If you are trying to remove an old blood stain, you may never have complete success but you can lighten stains somewhat by rubbing a halved lemon over the stain and leaving it to dry in sunshine.
How to remove blood stains from upholstery
Before you begin, check any manufacturer instructions for your upholstery. If you are unsure, and particularly for velvet, silk or antique upholstery, it might be best to consult a cleaning professional.
Start by gently blotting the stain with kitchen roll. Don't rub or scrub at the stain, as this will spread the stain and embed it into the upholstery.
If the blood has dried, use a stiff brush (a toothbrush will do) to scrape off the residue, which you can then vacuum up.
Then, using damp sponge or white cloth that's been dipped in cold water, carefully blot at the blood stain. Starting from the outside of the stain and working inwards will stop the stain from spreading.
Next, apply some carbonated water on to the stain and blot up with kitchen roll.

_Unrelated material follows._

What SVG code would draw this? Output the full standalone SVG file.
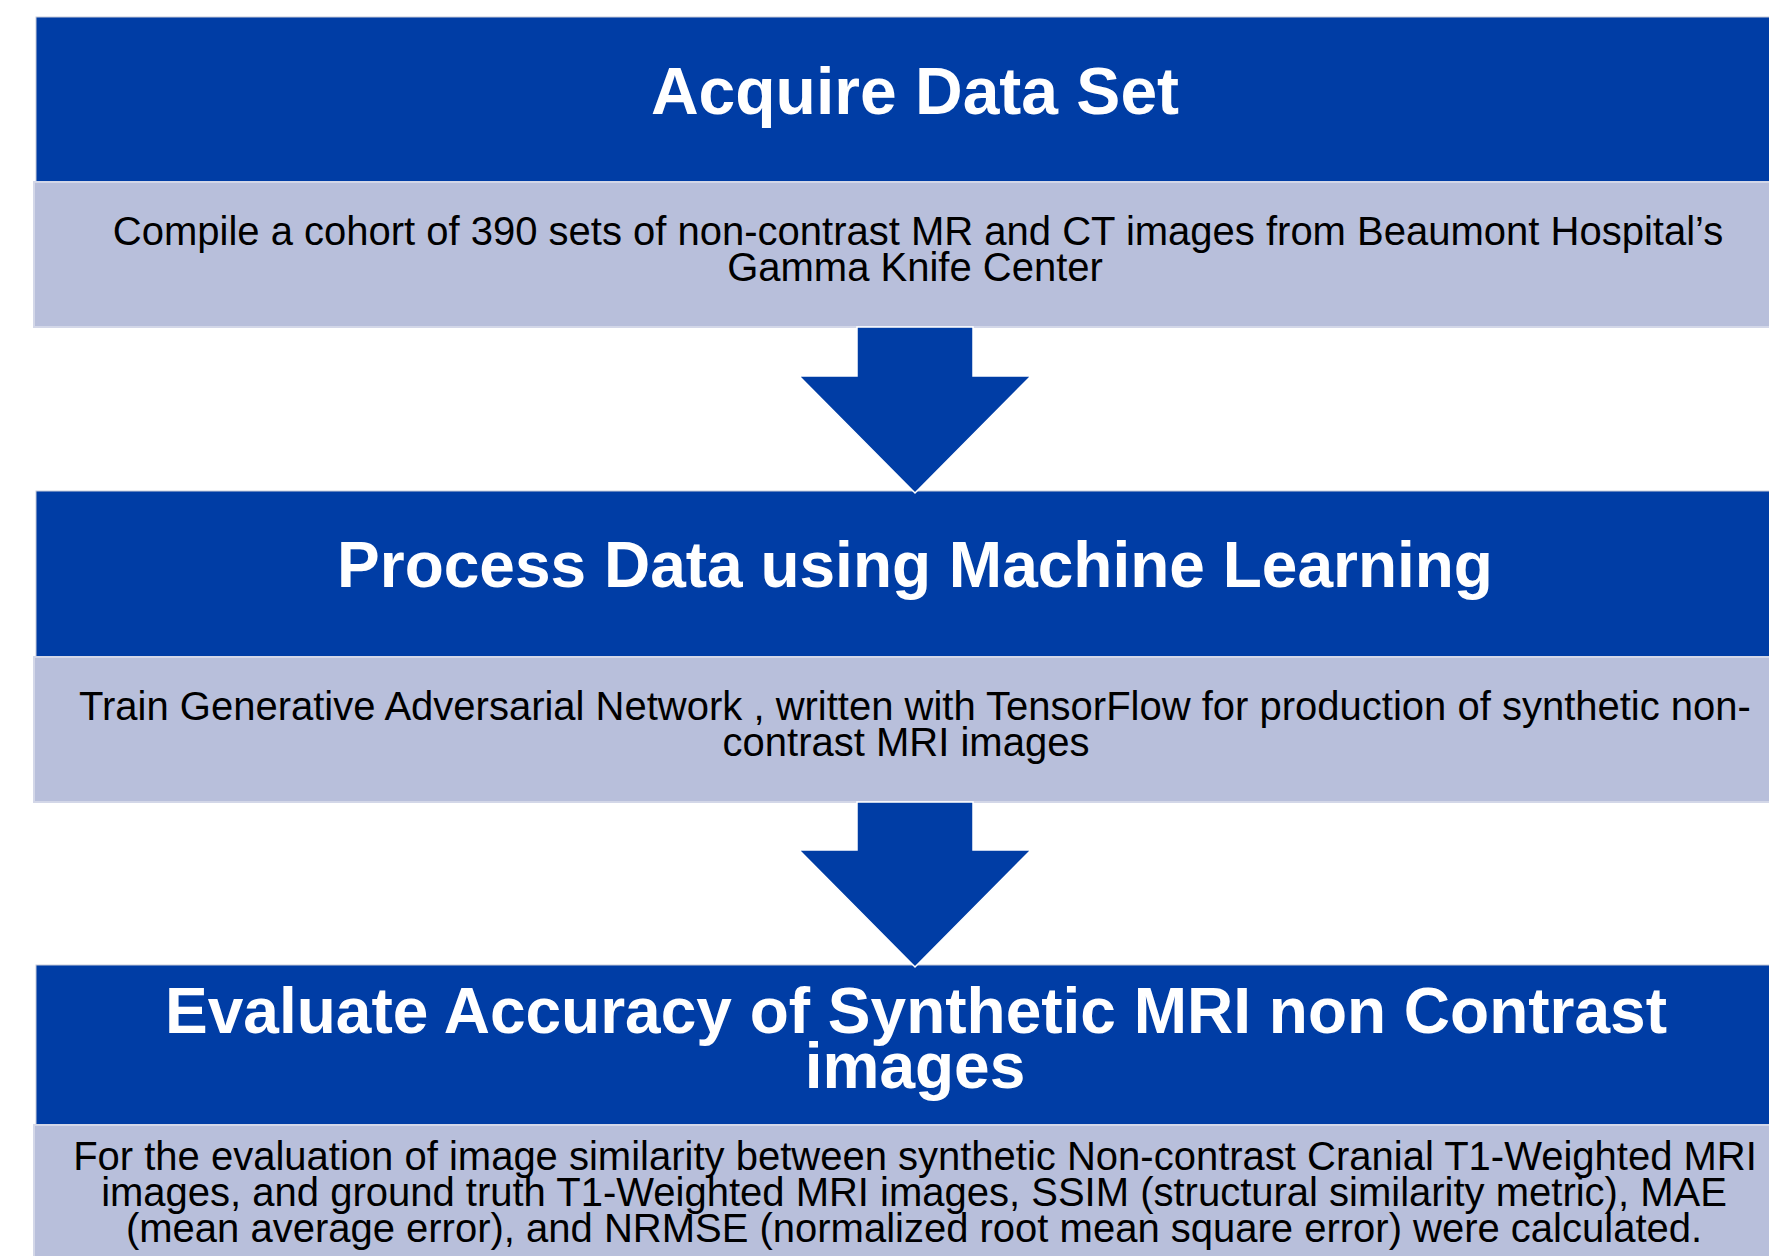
<svg xmlns="http://www.w3.org/2000/svg" width="1769" height="1256" viewBox="0 0 1769 1256">
  <style>
    .hdr { fill: #003DA5; stroke: #C8CCDA; stroke-width: 1; }
    .bdy { fill: #B8BFDB; stroke: #D3D7E8; stroke-width: 2; }
    .ttl { font-family: "Liberation Sans", Arial, sans-serif; font-weight: bold; fill: #FFFFFF; text-anchor: middle; }
    .txt { font-family: "Liberation Sans", Arial, sans-serif; font-size: 40px; fill: #000000; text-anchor: middle; }
    .arr { fill: #003DA5; stroke: #FFFFFF; stroke-width: 1.5; stroke-linejoin: miter; }
  </style>
  <rect width="1769" height="1256" fill="#FFFFFF"/>

  <g id="node-acquire">
    <rect class="hdr" x="36" y="17" width="1760" height="165"/>
    <text class="ttl" x="915" y="114" font-size="66">Acquire Data Set</text>
    <rect class="bdy" x="34" y="182" width="1762" height="145"/>
    <text class="txt" x="918" y="245">Compile a cohort of 390 sets of non-contrast MR and CT images from Beaumont Hospital’s</text>
    <text class="txt" x="915" y="281">Gamma Knife Center</text>
  </g>

  <g id="node-process">
    <rect class="hdr" x="36" y="491" width="1760" height="166"/>
    <text class="ttl" x="915" y="587" font-size="64">Process Data using Machine Learning</text>
    <rect class="bdy" x="34" y="657" width="1762" height="145"/>
    <text class="txt" x="915" y="720">Train Generative Adversarial Network , written with TensorFlow for production of synthetic non-</text>
    <text class="txt" x="906" y="756">contrast MRI images</text>
  </g>

  <g id="node-evaluate">
    <rect class="hdr" x="36" y="965" width="1760" height="160"/>
    <text class="ttl" x="916" y="1033" font-size="64">Evaluate Accuracy of Synthetic MRI non Contrast</text>
    <text class="ttl" x="915" y="1088" font-size="64">images</text>
    <rect class="bdy" x="34" y="1125" width="1762" height="145"/>
    <text class="txt" x="915" y="1170">For the evaluation of image similarity between synthetic Non-contrast Cranial T1-Weighted MRI</text>
    <text class="txt" x="914" y="1206">images, and ground truth T1-Weighted MRI images, SSIM (structural similarity metric), MAE</text>
    <text class="txt" x="914" y="1242">(mean average error), and NRMSE (normalized root mean square error) were calculated.</text>
  </g>

  <g id="connectors">
    <polygon class="arr" points="857,327 973,327 973,376 1031,376 915,493 799,376 857,376"/>
    <polygon class="arr" points="857,802 973,802 973,850 1031,850 915,967 799,850 857,850"/>
  </g>
</svg>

Repeat this process and only stop when your kitchen roll no longer has bloody deposits on it. Do not over-soak the stain or you may spread it.
Mix one part very gentle laundry liquid with four parts cold water in a spray bottle and apply to the stain. Scrub carefully with a sponge (a circular motion will stop it spreading), rinsing out the sponge regularly to avoid blood transfer.
Continue until the stain is removed, then apply cold water to the area and blot dry to remove any soapy residue. Repeat until the soap is removed.
How to remove blood stains from a mattress
You can safely use the method above for upholstery to remove blood stains from a mattress.